2) From this view, animal flesh is not offered in love, as the animal
wants to survive - i.e., avoid being eaten. Animals don't offer their flesh
to us.
3) When one gets to beans, greens, fruits, the analogy is lost, or at least
more abstract. There one can consider the religious practice of saying blessing
before eating - the idea is that the food must be consecrated before eating.
In this case, some spiritual philosophies specify that the food offered
should be vegetarian - non-veg food is not appropriate as a consecration or
love-offering. The connection here is much weaker (and somewhat indirect), of
course.

Jean-Louis Tu <[log in to unmask]>:
BTW, what are the other (good) reasons for being a vegetarian?

Tom:
One argument relies on the law of karma: if you eat a creature, then karma
requires that you be eaten in the future. (Blood for blood.)
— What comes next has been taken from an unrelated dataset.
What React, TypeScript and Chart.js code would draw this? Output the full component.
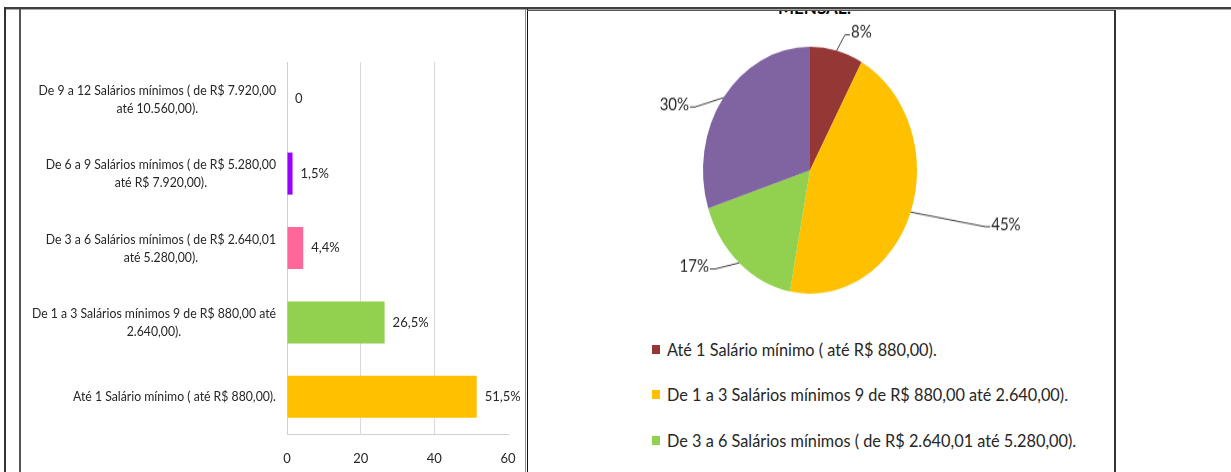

Another argument relies on consciousness. The ultimate goal of any life is
said to be self-realization (enlightenment). In order to do that, you must
stop identifying with the physical body, and instead identify with your
spiritual inner self. Animals have strong self-identities, and when you
eat them, you are eating their "body-identification" consciousness. Plants
have less consciousness; when you eat them, their "body-identification"
consciousness is not as strong. Hence, as your goal is to overcome this
body-identification, a diet of plants is better, as it hinders you less
from your goal.

Vegetarianism is an explicit teaching of many religions - branches of Hinduism,
Buddhism, certain Christian sects, Jainism, etc.

By removing these concepts from their spiritual background, one can turn
some of the spiritual reasons into ethical reasons.

Some people advance environmental reasons for being veggie. The problem with
that line, is it must be approached with the utmost sensitivity (it usually
is not), or it turns into: "It's OK to use the earth's resources to
produce plant food for me, but not OK to use earth resources to make animal
food for you" - in other words, "I got mine, you can eat veggie or starve".
The latter remark is hardly an example of compassion...

Thanks for your comments and questions!